SANTE ENVIRONNEMENTALE : LES CONSEQUENCES SANITAIRES DE L'INCENDIE DE LUBRIZOL
L'association Rouen Respire a publié le 18 mai dernier les résultats de son enquête visant à évaluer l'impact sanitaire de l'incendie des sites Lubrizol et Normandie Logistique.
Lancée le 24 janvier 2020 et clôturée le 10 mars suivant, cette enquête de santé a reçu 565 réponses de personnes pour la plupart adhérente à l'association et particulièrement concernée par les conséquences de l'accident. Si l'échantillon est peu représentatif, les résultats de l'enquête procure néanmoins quelques premières indications sur l'ampleur de l'impact sanitaire de l'incendie. 90% des personnes ayant répondu vivent à moins de 10 kilomètres de l'accident. Elles ont toutes été touchées par plusieurs conséquences de l'incendie : odeurs, panache de fumée, retombées des plaques de fibrociment amiantées, retombées de suies… Outre les bâtiments, plus de 9 000 tonnes de produits stockés dans les entrepôts des deux exploitants étaient en effet partis en fumée le 26 septembre 2019.
La très grande majorité des répondants a ressenti plusieurs symptômes, dont certains ont persisté plusieurs mois. Seuls 3% d'entre eux affirment n'en avoir ressenti aucun. Outre l'anxiété, tout particulièrement chez les femmes enceintes et allaitantes, l'enquête révèle que la population la plus exposée aux odeurs émanant de l'incendie a souffert de troubles respiratoires, de symptômes ORL et de céphalées. L'enquête révèle également qu'« un symptôme atypique a été noté de façon récurrente : "goût métallique dans la bouche" ».

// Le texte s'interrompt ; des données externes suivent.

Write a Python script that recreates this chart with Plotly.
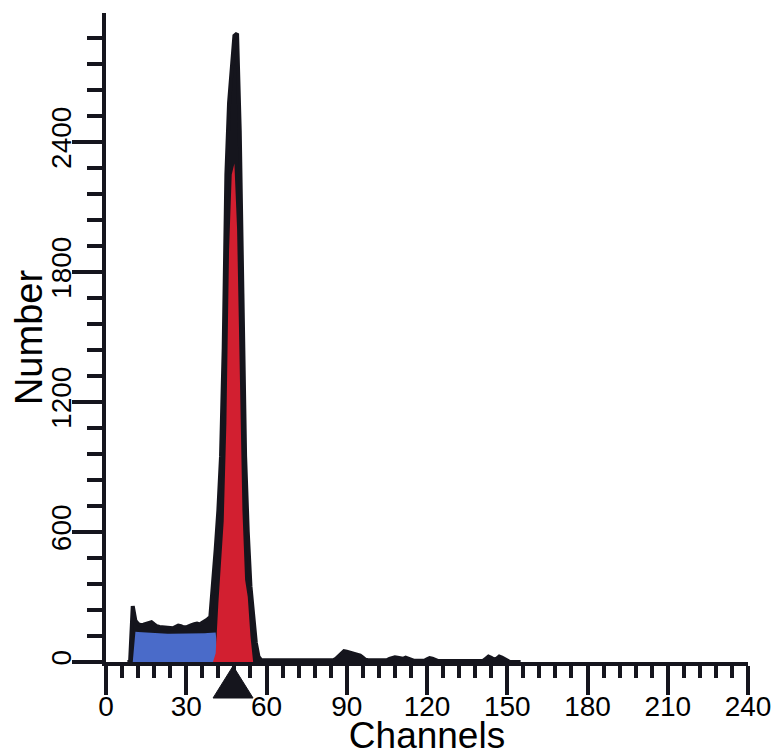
import plotly.graph_objects as go

# ---- data ----
channels = list(range(8, 156))

# total histogram (black outline / envelope)
debris_counts = [0, 0, 258, 190, 175, 170, 172, 176, 182, 184, 174, 165, 162, 160, 157, 155,
                 157, 156, 163, 168, 165, 160, 160, 163, 170, 175, 177, 173, 180, 190, 197,
                 208]                                    # ch 8..39
peak_counts = [340, 520, 700, 950, 1450, 2250, 2580, 2760, 2890, 2900, 2450, 1700, 950,
               600, 350, 220, 90, 25]                    # ch 40..57
tail_counts = [8] * 28 + [15, 25, 40, 50, 48, 45, 40, 38, 35, 30, 20, 10] + [8] * 8 + \
              [15, 20, 22, 20, 18, 15, 20, 15, 10] + [6] * 5 + [12, 18, 15, 8] + [5] * 18 + \
              [15, 25, 20, 12, 15, 25, 20, 12, 5] + [0] * 5   # ch 58..155
total_counts = debris_counts + peak_counts + tail_counts

# debris model component (blue)
debris_channels = list(range(10, 43))
debris_model = [0, 140, 138, 137, 136, 135, 134, 133, 132, 131, 131, 130, 130, 130, 130, 130,
                130, 130, 130, 131, 131, 131, 131, 132, 132, 132, 133, 133, 134, 135, 135,
                136, 0]

# G1 model component (red)
g1_channels = list(range(40, 56))
g1_model = [0, 40, 270, 450, 650, 1100, 1900, 2250, 2300, 2000, 1300, 700, 380, 300, 120, 0]

peak_marker_channel = [47.5]

x_ticks = [0, 30, 60, 90, 120, 150, 180, 210, 240]
y_ticks = [0, 600, 1200, 1800, 2400]

# ---- styling ----
FONT = "Liberation Sans, Arial, Helvetica, sans-serif"
INK = "#15151d"
BLUE = "#4a6bc9"
RED = "#d21f30"

fig = go.Figure()

fig.add_trace(go.Scatter(
    x=channels, y=total_counts, mode="lines", fill="tozeroy",
    line=dict(color=INK, width=4), fillcolor=INK, hoverinfo="skip", showlegend=False))

fig.add_trace(go.Scatter(
    x=debris_channels, y=debris_model, mode="lines", fill="tozeroy",
    line=dict(color=BLUE, width=0), fillcolor=BLUE, showlegend=False))

fig.add_trace(go.Scatter(
    x=g1_channels, y=g1_model, mode="lines", fill="tozeroy",
    line=dict(color=RED, width=0), fillcolor=RED, showlegend=False))

# peak-position marker: a triangle just under the channel axis
for ch in peak_marker_channel:
    fig.add_shape(
        type="path", xref="x", xsizemode="pixel", xanchor=ch,
        yref="paper", ysizemode="pixel", yanchor=0,
        path="M -20 -36 L 20 -36 L 0 -4 Z",
        fillcolor=INK, line=dict(color=INK, width=1), layer="above")

# page body has an 8px default margin, so the figure is made 8px smaller
fig.update_layout(
    width=771, height=748,
    margin=dict(l=98, r=31, t=5, b=94, autoexpand=False),
    paper_bgcolor="white", plot_bgcolor="white",
    font=dict(family=FONT, color="black"),
    xaxis=dict(
        range=[0, 240], tickvals=x_ticks, ticktext=[str(v) for v in x_ticks],
        ticks="outside", ticklen=29, tickwidth=3.5, tickcolor=INK,
        ticklabelstandoff=-13, ticklabeloverflow="allow",
        showline=True, linecolor=INK, linewidth=4, showgrid=False, zeroline=False,
        tickfont=dict(size=28, family=FONT, color="black"),
        minor=dict(dtick=6, tick0=0, ticks="outside", ticklen=12, tickwidth=3.5,
                   tickcolor=INK, showgrid=False),
        title=dict(text="Channels", font=dict(size=37, family=FONT, color="black"),
                   standoff=3),
        automargin=False,
    ),
    yaxis=dict(
        range=[0, 2995], tickvals=y_ticks, ticktext=[str(v) for v in y_ticks],
        ticks="outside", ticklen=30, tickwidth=3.5, tickcolor=INK, tickangle=-90,
        ticklabelstandoff=-10, ticklabeloverflow="allow",
        showline=True, linecolor=INK, linewidth=4, showgrid=False, zeroline=False,
        tickfont=dict(size=28, family=FONT, color="black"),
        minor=dict(dtick=120, tick0=0, ticks="outside", ticklen=15, tickwidth=3.5,
                   tickcolor=INK, showgrid=False),
        title=dict(text="Number", font=dict(size=38, family=FONT, color="black"),
                   standoff=2),
        automargin=False,
    ),
)

fig.write_html("out.html")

Les conséquences de l'accident sur le mode de vie des personnes consultées sont également importantes : 46 % ont quitté leur domicile dans les jours qui ont suivi l'incendie, 81 % ont changé leurs habitudes, en particulier concernant la consommation d'eau courante et l'alimentation. La commercialisation de l'ensemble des productions agricoles avait d'ailleurs été suspendue jusqu'à la mi-octobre par le ministère de l'Agriculture dans une zone couvrant 216 communes. L'association souligne dans son rapport que l'Agence de sécurité sanitaire (Anses) avait émis des réserves lors de la levée des restrictions et demandé de mettre en place un dispositif de surveillance renforcé, en particulier pour le lait.
L'association Respire relève également les expositions toxiques auxquelles a été confrontée la population. « La signature chimique de l'incendie, analysée dans les boues de la darse, a révélé des hydrocarbures totaux, de très nombreux HAP, particulièrement du benzopyrène, deux PCB, et certaines dioxines », indique l'ONG. À cela s'ajoute l'amiante qui était contenu dans les toits en fibrociment de certains entrepôts partis en fumée. Elle rappelle que « Ces produits ont des effets sanitaires à long terme ».

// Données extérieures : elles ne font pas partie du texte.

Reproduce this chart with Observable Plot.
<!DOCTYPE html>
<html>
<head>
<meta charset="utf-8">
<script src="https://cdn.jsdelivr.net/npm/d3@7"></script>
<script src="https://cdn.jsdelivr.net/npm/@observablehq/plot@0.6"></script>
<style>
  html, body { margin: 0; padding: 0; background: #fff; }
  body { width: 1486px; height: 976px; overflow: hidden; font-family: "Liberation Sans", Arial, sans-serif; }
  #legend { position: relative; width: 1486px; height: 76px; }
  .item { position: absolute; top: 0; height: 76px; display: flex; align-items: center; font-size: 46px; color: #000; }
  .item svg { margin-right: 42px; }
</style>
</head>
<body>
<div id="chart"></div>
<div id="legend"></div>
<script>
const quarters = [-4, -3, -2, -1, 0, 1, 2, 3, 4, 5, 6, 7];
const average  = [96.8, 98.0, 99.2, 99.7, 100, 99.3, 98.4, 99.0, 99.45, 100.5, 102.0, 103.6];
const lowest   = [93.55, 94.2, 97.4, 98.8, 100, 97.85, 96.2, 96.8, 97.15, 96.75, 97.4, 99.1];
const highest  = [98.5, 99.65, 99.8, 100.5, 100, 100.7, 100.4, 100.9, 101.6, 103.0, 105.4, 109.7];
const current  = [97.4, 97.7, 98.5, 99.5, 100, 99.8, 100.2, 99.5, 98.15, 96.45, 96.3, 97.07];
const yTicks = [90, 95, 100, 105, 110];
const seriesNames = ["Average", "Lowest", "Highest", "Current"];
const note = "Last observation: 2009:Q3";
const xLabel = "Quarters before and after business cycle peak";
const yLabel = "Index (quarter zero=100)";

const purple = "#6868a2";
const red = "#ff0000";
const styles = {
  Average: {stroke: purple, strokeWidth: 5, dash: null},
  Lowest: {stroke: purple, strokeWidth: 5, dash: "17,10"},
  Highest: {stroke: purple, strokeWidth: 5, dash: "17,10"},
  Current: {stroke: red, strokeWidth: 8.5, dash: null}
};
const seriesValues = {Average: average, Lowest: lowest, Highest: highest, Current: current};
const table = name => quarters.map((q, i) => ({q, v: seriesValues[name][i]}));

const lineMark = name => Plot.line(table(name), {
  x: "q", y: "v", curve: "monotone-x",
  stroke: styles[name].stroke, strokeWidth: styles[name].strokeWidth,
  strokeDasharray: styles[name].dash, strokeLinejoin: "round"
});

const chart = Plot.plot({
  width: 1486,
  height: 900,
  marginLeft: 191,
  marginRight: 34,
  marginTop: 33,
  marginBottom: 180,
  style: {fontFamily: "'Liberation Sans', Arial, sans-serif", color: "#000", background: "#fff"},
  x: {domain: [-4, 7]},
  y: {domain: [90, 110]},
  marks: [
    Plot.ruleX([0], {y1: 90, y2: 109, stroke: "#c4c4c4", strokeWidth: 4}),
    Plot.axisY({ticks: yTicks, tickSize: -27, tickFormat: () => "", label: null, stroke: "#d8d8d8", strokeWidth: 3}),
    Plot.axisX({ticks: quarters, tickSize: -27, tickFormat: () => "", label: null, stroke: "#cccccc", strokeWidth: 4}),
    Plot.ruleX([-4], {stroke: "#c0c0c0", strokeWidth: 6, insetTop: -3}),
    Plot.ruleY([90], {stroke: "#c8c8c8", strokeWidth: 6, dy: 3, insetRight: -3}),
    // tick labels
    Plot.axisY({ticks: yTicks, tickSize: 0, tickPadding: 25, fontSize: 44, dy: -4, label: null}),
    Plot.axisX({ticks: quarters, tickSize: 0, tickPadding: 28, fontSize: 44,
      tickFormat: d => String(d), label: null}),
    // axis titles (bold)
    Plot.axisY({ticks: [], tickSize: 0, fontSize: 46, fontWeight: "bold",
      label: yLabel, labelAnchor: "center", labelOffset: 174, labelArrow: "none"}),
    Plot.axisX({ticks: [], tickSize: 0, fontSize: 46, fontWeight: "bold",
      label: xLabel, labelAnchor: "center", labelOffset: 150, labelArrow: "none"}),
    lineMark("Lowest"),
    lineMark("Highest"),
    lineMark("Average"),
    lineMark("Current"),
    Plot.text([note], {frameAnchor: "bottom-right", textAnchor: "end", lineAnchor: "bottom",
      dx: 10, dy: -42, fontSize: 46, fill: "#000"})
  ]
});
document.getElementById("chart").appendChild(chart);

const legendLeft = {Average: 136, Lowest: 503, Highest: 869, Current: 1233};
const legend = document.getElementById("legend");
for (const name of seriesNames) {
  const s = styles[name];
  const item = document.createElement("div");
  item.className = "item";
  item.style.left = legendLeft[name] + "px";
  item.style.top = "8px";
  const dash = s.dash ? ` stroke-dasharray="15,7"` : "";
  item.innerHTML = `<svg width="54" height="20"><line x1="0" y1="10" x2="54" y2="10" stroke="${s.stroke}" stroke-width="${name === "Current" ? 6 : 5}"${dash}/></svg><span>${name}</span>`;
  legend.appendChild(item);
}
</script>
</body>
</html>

Au vu des résultats de sa propre enquête, et malgré ses limites méthodologiques, l'association Respire attire l'attention des autorités sur de possibles insuffisances des études officielles lancées concernant les conséquences de l'accident. L'ONG estime en effet que « La zone géographique d'impact réel est plus importante que la trajectoire du panache, et mérite exploration, en tenant compte de la dispersion secondaire des polluants et du possible phénomène de bio-accumulation de certains toxiques dans les chaînes alimentaires. L'amiante doit être prise en compte dans ses particularités ».

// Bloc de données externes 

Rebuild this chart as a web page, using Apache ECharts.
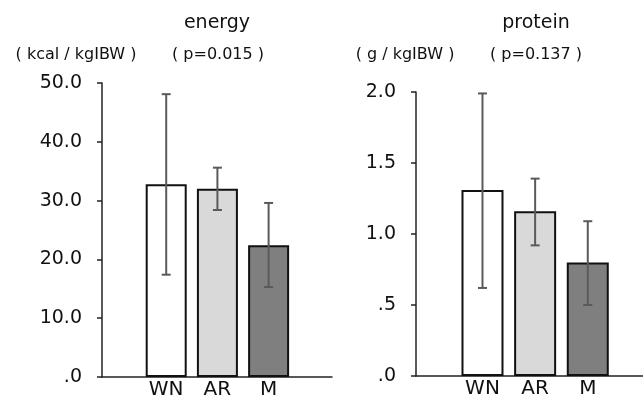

L'association réclame la mise en place d'un registre des cancers, des enquêtes suivies auprès des maternités, sages-femmes, gynécologiques et pédiatres, ainsi que l'utilisation de biomarqueurs (sang, urines, cheveux, lait maternel). Et de conclure : « La connaissance qui en découlerait permettrait un suivi sur le long terme des populations impactées, comprenant un dépistage ciblé des éventuelles pathologies identifiées et leur prise en charge ».